There are certain prerequisites for children to develop a solid understanding of fractions. First, they must understand, through work on additive reasoning, that a whole can be split into parts and that the sum of those parts is the whole. There’s a short step into multiplicative reasoning from here – that a whole can be split into multiple, equal parts and that the whole is the product of the size of each part and the number of parts. Once this is understood, children can begin to think about the whole being worth one and the parts being fractions of one. The ideas that follow are broadly sequential in terms of conceptual development.

Children will need to manipulate various representations of fractions, for example making them with fraction tiles (as both bars and circles); taking strips of paper and ripping them in to equal parts; and drawing bars and circles, dividing them into equal parts. It is worthwhile to get children to do lots of judging by eye and marking equal parts of a whole as well as using squared paper to do so accurately.

Of course, there is a lot of language to work on whilst manipulating these models of fractions. Children need to be shown clearly the link between the total number of parts and the language (but not yet necessarily the written form) of the denominator: two parts – halves; three parts – thirds; four parts – quarters etc.

With a secure start in the basics of splitting a whole into equal parts, children can work on the idea that fractions always refer to something. A third, for example, doesn’t stand alone. It might be a third of an apple or a third of twelve sweets or a third of one whole. Modelling these full sentences and getting children to speak in this way should solidify their understanding of proportion. Through the sharing out of objects, even very young children can work on the concept of fractions of numbers – sharing six sweets between three children means that each child has the same number of sweets and that two sweets is one third of six sweets.

Once children are comfortable with the idea that an object or a set of objects or a number can be split into equal parts, and that each of those equal parts can be described as a fraction of something, that object or that set of objects or that number, they can go on to work at greater depth. By comparing strips of paper or bar models that are the same length yet are split into different fractions, children can look at the relationship between the size of each part and the number of parts. That is, the greater the number of equal parts, the smaller the size of each part. Children should be expected to think about how ¼ is smaller than ½ because ¼ of one whole is one of four equal parts whereas ½ of one whole is only one of two equal parts. Then, questions like this should be relatively straightforward:

The understanding that unit fractions with larger denominators are smaller than unit fractions with smaller denominators will contribute significantly to work in comparing fractions later on.
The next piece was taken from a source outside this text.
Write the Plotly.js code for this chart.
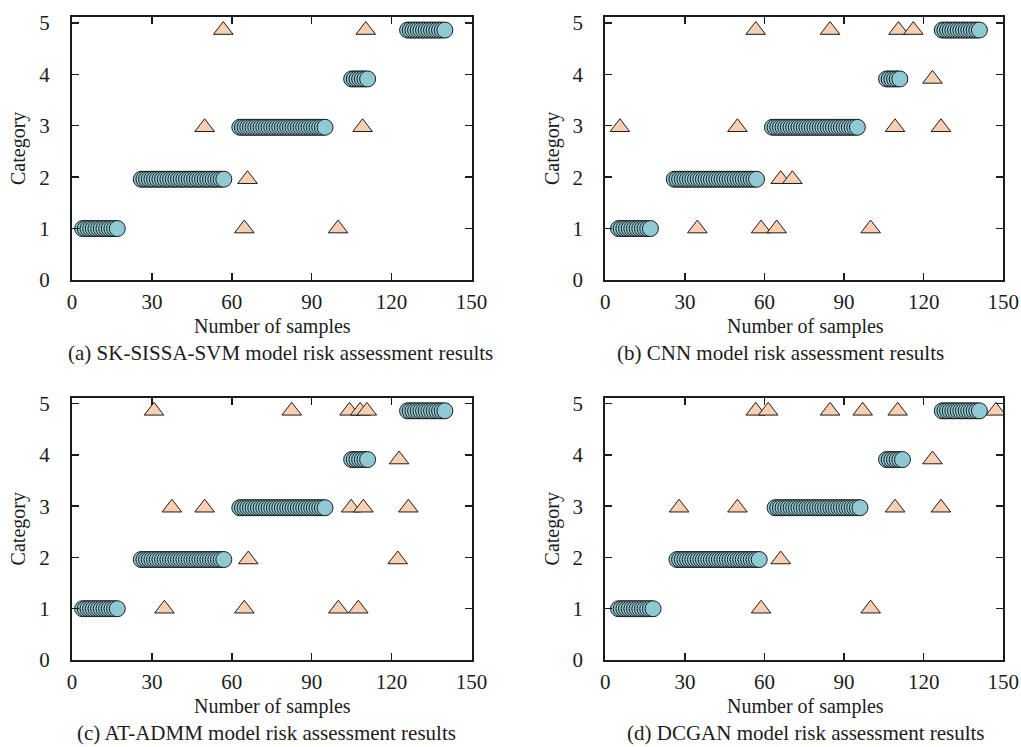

Children could begin to look at improper fractions and mixed numbers next. Using ¼ fraction tiles, they could make one whole and then see what happens if you add another ¼.

This lends itself to counting in unit fractions but we should exercise caution. Children may be able to chant ‘Three quarters, four quarters, five quarters…’ but early conversion to mixed numbers as well should help to secure their understanding of the relationship between them. Manipulatives like fraction tiles and multi-link cubes are great for representing improper fractions because they can trigger accurate mathematical talk to describe the improper fraction (the total number of cubes as the numerator and how many cubes in each whole as the denominator). The same can be done to describe the mixed number (the number of wholes, then what is left over as a fraction of a whole).

Returning to additive reasoning, children could generate complements to 1 whole and record them as addition and subtraction statements.

A slight change to the representation used can support children to work with complements where denominators are different:

Placing two bar models of equal length one on top of the other is great scaffold for comparing fractions. When the denominators of the fractions are the same, the bars should not even be necessary but when they are different, the image can help to structure thinking.

When dealing with fractions with different denominators, the practice that children had earlier of judging by eye to split a whole into equal parts and marking the divisions themselves becomes crucial, otherwise, things like this could happen:

A standard fraction wall is all that is needed to begin work on equivalence and the first step is of course shading one fraction and looking up or down the fraction wall to find fractions of equal size. When children are comfortable with that, they can begin to look at patterns in the abstract representations, particularly the link between times tables, numerators and denominators.

Using the language of simplifying or cancelling fractions without first talking more generally about the concept is a mistake. If children are well versed in using a fraction wall to find equivalents to a given fraction, it is only a slight tweak to talk about finding the equivalent fraction that has the fewest total parts. It would be tempting to talk about finding the equivalent fraction that is ‘closest to the top’ of the fraction wall but this would be a mistake too. The language of simplifying or cancelling can be used to attach to the concept of finding the equivalent fraction with the fewest total parts to get children thinking conceptually soundly.

One further aspect of thinking of fractions is to consider them as numbers. To do this, plotting fractions on a number line directly beneath the bar model is a good way of linking the two representations.

Representing fractions as a proportion of one, as a part of a quantity and as a position on a number line significantly supports children’s development of proportional reasoning and ensures that future tricky concepts such as calculating with fractions can be built on a secure foundation.